Banco Daycoval S.A.
- Type: Private
- Founded: 1968; 58 years ago
- Founders: Sasson Dayan, Alberto Dayan
- Headquarters: São Paulo, Brazil
- Products: Corporate credit, payroll loans, auto financing, foreign exchange, asset management, insurance
- Revenue: R$ 1.514 billion (2024, recurring net income)
- Net income: R$ 434.6 million (Q1 2026, recurring)
- Total assets: R$ 81.7 billion (March 2025)
- Number of employees: 4,000+
- Website: www.daycoval.com.br

= Daycoval =

Brazilian financial institution

Banco Daycoval S.A. is a Brazilian financial institution founded in 1968 and headquartered in São Paulo. The bank specializes in corporate lending and also operates in the retail segment with payroll loans, vehicle financing, foreign exchange, and investment management.
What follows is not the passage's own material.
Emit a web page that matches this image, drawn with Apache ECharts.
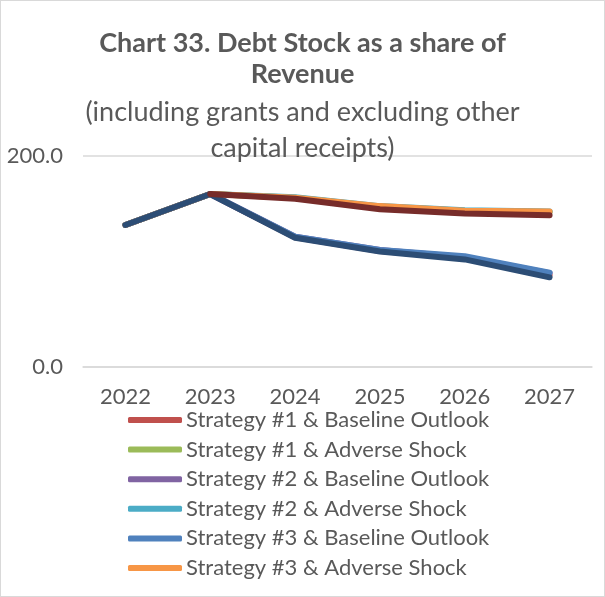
<!DOCTYPE html>
<html><head><meta charset="utf-8">
<script src="https://cdn.jsdelivr.net/npm/echarts@6/dist/echarts.min.js"></script>
<style>html,body{margin:0;padding:0;background:#fff}#c{position:absolute;left:0;top:0;width:603px;height:595px;border:1px solid #d9d9d9}</style>
</head><body><div id="c"></div>
<script>
const years = ['2022','2023','2024','2025','2026','2027'];
const s1Base = [134.6,164,123,110,103,87];
const s1Adv  = [134.6,164,160.5,152,148,147];
const s2Base = [134.6,164,123.5,111,104,89];
const s2Adv  = [134.6,164,161,152.5,148.5,147.5];
const s3Base = [134.6,164,123.5,111,105,89.5];
const s3Adv  = [134.6,164,160.5,152.5,148,147.5];
const extraA = [134.6,164,122.5,109.5,102,85];
const extraB = [null,164,159.5,149.5,145.5,143.8];
const yTicks = [0,200];

const FONT = 'Lato';
const names = ['Strategy #1 & Baseline Outlook','Strategy #1 & Adverse Shock','Strategy #2 & Baseline Outlook','Strategy #2 & Adverse Shock','Strategy #3 & Baseline Outlook','Strategy #3 & Adverse Shock','Series 7','Series 8'];
const colors = ['#C0504D','#9BBB59','#8064A2','#4BACC6','#4F81BD','#F79646','#2C4D75','#772C2A'];
const datas = [s1Base,s1Adv,s2Base,s2Adv,s3Base,s3Adv,extraA,extraB];

const chart = echarts.init(document.getElementById('c'));
chart.setOption({
  animation:false,
  textStyle:{fontFamily:FONT},
  title:{
    text:'Chart 33. Debt Stock as a share of\nRevenue',
    subtext:'(including grants and excluding other\ncapital receipts)',
    left:'center', top:22, itemGap:4,
    textStyle:{fontFamily:FONT,fontSize:27,fontWeight:'bold',color:'#595959',lineHeight:31},
    subtextStyle:{fontFamily:FONT,fontSize:27,color:'#595959',lineHeight:36}
  },
  grid:{left:82,right:12,top:155,bottom:229,containLabel:false},
  xAxis:{type:'category',data:years,boundaryGap:true,
    axisLine:{show:true,lineStyle:{color:'#d9d9d9',width:1.5}},axisTick:{show:false},
    axisLabel:{fontFamily:FONT,fontSize:22,color:'#595959',margin:19}},
  yAxis:{type:'value',min:yTicks[0],max:yTicks[1],interval:200,
    axisLine:{show:false},axisTick:{show:false},
    splitLine:{lineStyle:{color:'#d9d9d9',width:1.5}},
    axisLabel:{fontFamily:FONT,fontSize:22,color:'#595959',margin:20,formatter:v=>v.toFixed(1)}},
  legend:{orient:'vertical',left:122,top:403,itemWidth:54,itemHeight:6,itemGap:7.6,
    data:names.slice(0,6).map((n,i)=>({name:n,icon:'roundRect',itemStyle:{color:colors[i]}})),
    textStyle:{fontFamily:FONT,fontSize:22,color:'#595959',padding:[0,0,0,-1]}},
  series: datas.map((d,i)=>({name:names[i],type:'line',data:d,showSymbol:false,symbol:'none',
    color:colors[i],lineStyle:{width:6,color:colors[i],cap:'round',join:'round'}}))
});
</script></body></html>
Known for its conservative management profile, Daycoval has a national presence with 53 branches and over 250 service points across 21 states and the Federal District, as well as an international branch in Grand Cayman, Cayman Islands.

== History ==
- The journey of Daycoval began in Aleppo, modern-day Syria, where the Dayan family ran a lighter business.
- 1952 – Establishment of Casa Bancária Salim A. Dayan in Lebanon, focused on commercial operations.
- 1968 – Creation of Daycoval DTVM in São Paulo.
- 1989 – Licensed as a multiple bank under the current name.
- 2004 – Launch of the Daycred brand for payroll loans and creation of Daycoval Asset Management.
- 2007 – IPO on B3’s Level 1 Corporate Governance segment, raising approximately R$ 1 billion.
- 2008 – Opening of the first international branch in Grand Cayman.
- 2015 – Acquisition of CIT Brazil, strengthening leasing operations.
- 2024 – Acquisition of BMG Seguros and launch of Daycoval Brokerage and the Global Account.
- 2025 – Completion of the Daycoval Seguros S.A. acquisition, incorporating corporate insurance services.

== Operations and products ==
- Corporate Credit: focused on small and medium enterprises, including working capital and leasing.
- Payroll and Auto Loans: payroll loan portfolio (R$ 16.3 billion in Q1 2025) and auto financing (R$ 2.8 billion).
- Foreign Exchange: tourism and international trade transactions, including Cayman branch operations.
- Asset Management: Daycoval Asset managed R$ 20.9 billion as of March 2025 and received the top MQ1.br rating from Moody’s Local Brasil.
- Capital Markets: R$ 6 billion issued through the Debt Capital Markets division in Q1 2025.
- Insurance: performance guarantees and corporate sureties.
- Fiduciary Services: comprehensive services for all types of funds and managed portfolios, as well as custody and legal representation for non-resident investors.

== Financial performance ==
As of March 31, 2025:
- Net income: R$ 451.8 million (+22.8% YoY)
- Recurring net income: R$ 473.1 million (+32.8% YoY), recurring ROAE of 26% (8th year above 20%)
- Total assets: R$ 81.7 billion (+9.2% YoY)
- Expanded credit portfolio: R$ 62.2 billion (+12.8% YoY)
- Total funding: R$ 60.7 billion
- Basel III ratio: 14.5%

In 2024, recurring net income totaled R$ 1.514 billion (+25.9% YoY), with a ROAE of 22.4%.

== Governance ==
The bank follows the Brazilian Institute of Corporate Governance (IBGC) guidelines and maintains audit, risk, and sustainability committees.

== Ratings ==
- Fitch Ratings: BB (global), AA+(bra) (national), stable outlook.
- Moody’s Global/Local: Ba1 / AA+.br; Daycoval Asset was rated MQ1.br by Moody’s Local Brasil in 2025.

== Recognition ==
- LinkedIn Top Companies 2025 – among the best institutions (under 5,000 employees) for professional growth.
- Valor Econômico – Guia Grandes Grupos 2021 – listed among Brazil's 20 largest banks by revenue and profit.